Собственно, так сказалась и главная особенность имажинизма, который Есенин с близкими ему друзьями-
поэтами выдумал позднее, уже после революции. Идея имажинизма выросла из этой образности.
Есенинская образность имела спрос и поставлялось на потребу читателю? Нет, вначале она,
конечно, естественно рождалась, но со временем перешла в некоторую нарочитость.
Однако важнее иной пласт есенинской образности: его начальное восприятие мира в церковном
облике. Вся природа у Есенина становится всеобнимающим храмом. В ней всё молится и зовёт к молитве.
В подобных образах отразилось христианское средневековое крестьянское видение, восприятие мира как
вселенского Божиего храма, под небесными сводами которого совершается совокупностью всех
человеческих деяний сакральное общее дело. Литургия. Это ощущение в консервативной крестьянской
среде сохранялось весьма долго, досуществовав в обрывках бессознательных воспоминаний до поздних
времён. Поэт чутко воспринял то, чем жил окружающий его народ и отразил бесхитростность народной
веры.
Вот один из любимейших народных святых — святитель Николай Мирликийский, Никола Угодник,
защитник и помощник страждущим. Как добрый странник ходит он по Руси, оделяя всех любовью и лаской
("Микола").
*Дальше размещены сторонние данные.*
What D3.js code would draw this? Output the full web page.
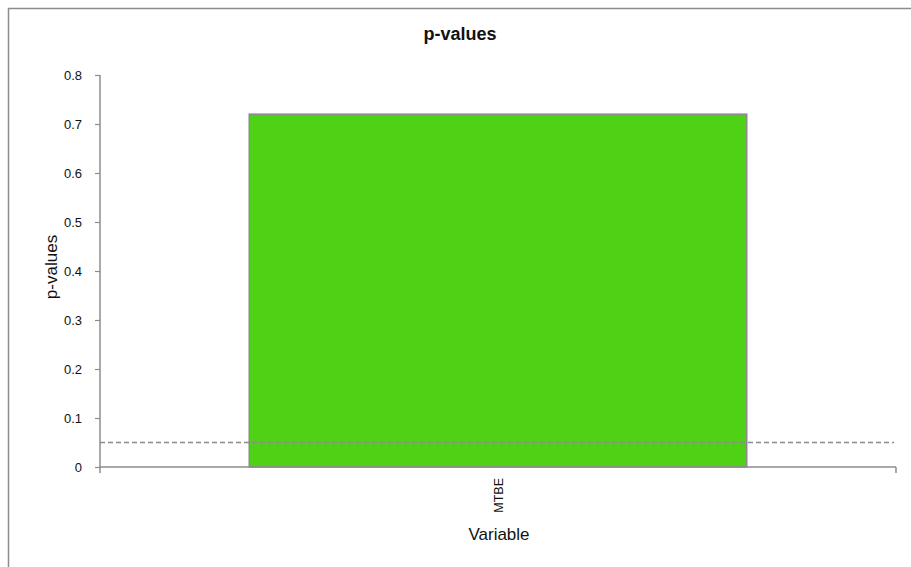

В этом достаточно большом стихотворении поэт верно передал всю наивность и
непосредственность веры простых людей, с их простодушными и отчасти бытовыми представлениями о
святости и Божией правде.
Приметы и своеобразие народной религиозности отражены в стихотворениях "Молитва матери",
"Богатырский посвист", "По дороге идут богомолки...", "Я странник убогий..." и др. Одно из сильнейших в
этом ряду стихотворений — "Шёл Господь пытать людей в любви...". Сама Русь, Русь церковная, в
колокольном звоне стоящая, уже как бы пребывает в Царствии Небесном. Есенин воспитывался в вере
серьёзно, школьное образование его тоже было ориентировано в религиозном духе. Это не могло не
отозваться в поэзии.
Ныне религиозность поэта вызывает споры у биографов, исследователей, истолкователей его
творчества. Любят ссылаться на него самого, писавшего в Автобиографии в 1923 году о ранних годах: "В
Бога верил мало. В церковь ходить не любил". Но целиком полагаться на это позднее утверждение —
значит, признать полным лицемерием его религиозные по духу стихи. А они слишком искренни, чтобы
быть поддельными. Это он позднее всё переосмыслил, готов был отречься от прежде сознанного: "От
многих моих религиозных стихов и поэм я бы с удовольствием отказался...". Но то всего лишь за два
месяца до смерти. А за двенадцать лет до того, восемнадцатилетним вступающим в жизнь юношей он
писал задушевному другу, Г.А. Панфилову (в начале 1913 года): "Гриша, в настоящее время я читаю
Евангелие и нахожу очень много для меня нового... Христос для меня совершенство. Но я не так верую в
Него, как другие. Те веруют из страха, что будет после смерти? А я чисто и свято, как в человека,
одарённого светлым умом и благородною душою, как образец в последовании любви к ближнему".